IX - quando ofertados publicamente, quaisquer outros títulos ou contratos de investimento coletivo, que gerem direito de participação, de parceria ou de remuneração, inclusive resultante de prestação de serviços, cujos rendimentos advêm do esforço do empreendedor ou de terceiros.

É interessante verificar que a enumeração supracitada termina com uma norma genérica de encerramento, que abrange outras espécies de títulos ou contratos que contenham captação de recursos de investidores. Isso, segundo a lição de Carvalhosa e Eizirik (op. cit., p. 481), revela a desnecessidade de ampliação do rol dos valores mobiliários por normas infralegais:

Com a nova redação dada ao art. 2º, não mais existe a possibilidade de ser aumentado o elenco de valores mobiliários, seja pelo CMN, seja pela CVM. Dado o caráter flexível do conceito de “títulos e contratos de investimento coletivo”, presume-se que o legislador entendeu que não mais será necessária a ampliação do rol de ativos tidos como valores mobiliários, por meio da edição de normas regulamentares. Assim, o elenco de valores mobiliários previsto no art. 2º da Lei n. 6.385/76, em sua nova redação, passa a ser exaustivo e não mais exemplificativo.

Conclusões

Embora o conceito de valores mobiliários tenha se atrelado inicialmente à definição de títulos de crédito, tais categorias jurídicas foram progressivamente se desvinculando, uma vez que as distinções entre os institutos foram se estabelecendo de modo cada vez mais presente, impondo-se, ainda, a necessidade de uma legislação própria para a regulação dos valores mobiliários.

A conceituação de valores mobiliários segue, em linhas gerais, a definição de securities estabelecida pelo direito norte-americano e transposta paulatinamente para o ordenamento brasileiro, conforme a legislação citada no texto.

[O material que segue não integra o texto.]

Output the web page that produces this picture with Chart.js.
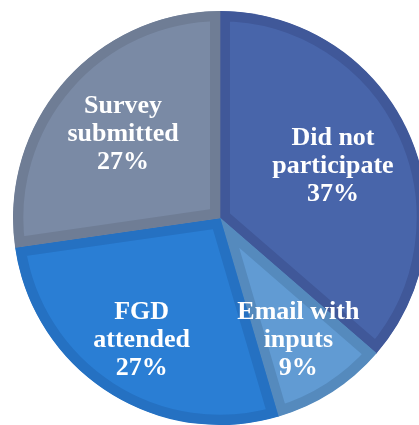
<!DOCTYPE html>
<html>
<head>
<meta charset="utf-8">
<script src="https://cdn.jsdelivr.net/npm/chart.js@4/dist/chart.umd.min.js"></script>
<style>
  html, body { margin: 0; padding: 0; background: #ffffff; overflow: hidden; width: 419px; height: 425px; }
  #wrap { position: absolute; left: 0; top: 0; width: 440px; height: 436px; }
</style>
</head>
<body>
<div id="wrap"><canvas id="c" width="440" height="436"></canvas></div>
<script>
// Data
const categories = ['Did not participate', 'Email with inputs', 'FGD attended', 'Survey submitted'];
const labelLines = [['Did not', 'participate'], ['Email with', 'inputs'], ['FGD', 'attended'], ['Survey', 'submitted']];
const values = [36.4, 9.1, 27.3, 27.3];
const percentLabels = ['37%', '9%', '27%', '27%'];

const fillColors = ['#4865AA', '#619BD3', '#2A7ED4', '#7A8AA5'];
const borderColors = ['#405899', '#558ABD', '#2571C2', '#6F7D95'];
const labelRadius = [0.60, 0.70, 0.70, 0.62];

const sliceLabels = {
  id: 'sliceLabels',
  afterDatasetsDraw(chart) {
    const ctx = chart.ctx;
    const meta = chart.getDatasetMeta(0);
    ctx.save();
    ctx.fillStyle = '#ffffff';
    ctx.font = 'bold 26px "Liberation Serif"';
    ctx.textAlign = 'center';
    ctx.textBaseline = 'middle';
    meta.data.forEach((arc, i) => {
      const p = arc.getProps(['x', 'y', 'startAngle', 'endAngle', 'outerRadius'], true);
      const mid = (p.startAngle + p.endAngle) / 2;
      const r = p.outerRadius * labelRadius[i];
      const cx = p.x + Math.cos(mid) * r;
      const cy = p.y + Math.sin(mid) * r;
      const lines = labelLines[i].concat([percentLabels[i]]);
      const lh = 28;
      const y0 = cy - (lines.length - 1) * lh / 2;
      lines.forEach((t, k) => ctx.fillText(t, cx, y0 + k * lh));
    });
    ctx.restore();
  }
};

new Chart(document.getElementById('c'), {
  type: 'pie',
  data: {
    labels: categories,
    datasets: [{
      data: values,
      backgroundColor: fillColors,
      borderColor: borderColors,
      borderWidth: 10,
      hoverBorderWidth: 10,
      borderAlign: 'inner',
      borderJoinStyle: 'miter'
    }]
  },
  options: {
    responsive: false,
    devicePixelRatio: 1,
    animation: false,
    rotation: 0,
    layout: { padding: { left: 13, right: 13, top: 11, bottom: 11 } },
    plugins: {
      legend: { display: false },
      tooltip: { enabled: false }
    },
    events: []
  },
  plugins: [sliceLabels]
});
</script>
</body>
</html>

A importância da definição aludida resta clara, pois estabelece sérias consequências jurídicas, como a fiscalização de emissões pela CVM, a necessidade de publicação de informações ao investidor, o órgão competente para fiscalização ou mesmo outras obrigações acessórias, como a necessidade de auditoria independente e outros requisitos.


[1] É bem verdade que a doutrina e a jurisprudência vêm evoluindo para admitir, cada vez mais, a desmaterialização dos títulos de crédito. Exemplo disso são as decisões que admitem plenamente a executividade de duplicatas virtuais, protestadas por indicação, acompanhadas do comprovante de entrega de mercadorias. Nesse sentido: “REsp 1024691 / PR. RECURSO ESPECIAL. 2008/0015183-5. Relator(a) Ministra NANCY ANDRIGHI (1118). Órgão Julgador T3 - TERCEIRA TURMA. Data do Julgamento 22/03/2011. Data da Publicação/Fonte. DJe 12/04/2011. Ementa: EXECUÇÃO DE TÍTULO EXTRAJUDICIAL. DUPLICATA VIRTUAL. PROTESTO POR INDICAÇÃO. BOLETO BANCÁRIO ACOMPANHADO DO COMPROVANTE DE RECEBIMENTO DAS MERCADORIAS. DESNECESSIDADE DE EXIBIÇÃO JUDICIAL DO TÍTULO DE CRÉDITO ORIGINAL. 1. As duplicatas virtuais - emitidas e recebidas por meio magnético ou de gravação eletrônica - podem ser protestadas por mera indicação, de modo que a exibição do título não é imprescindível para o ajuizamento da execução judicial. Lei 9.492/97. 2. Os boletos de cobrança bancária vinculados ao título virtual, devidamente acompanhados dos instrumentos de protesto por indicação e dos comprovantes de entrega da mercadoria ou da prestação dos serviços, suprem a ausência física do título cambiário eletrônico e constituem, em princípio, títulos executivos extrajudiciais. 3. Recurso especial a que se nega provimento.”

[2] Mercado de Capitais – Regime jurídico. Rio de Janeiro: Renovar, 2008. p. 33.

[3] Manual de Direito Comercial. São Paulo: RT, 2005. v. 2. p. 93.

[4] A nova Lei das S/A. São Paulo: Saraiva, 2002. p. 473.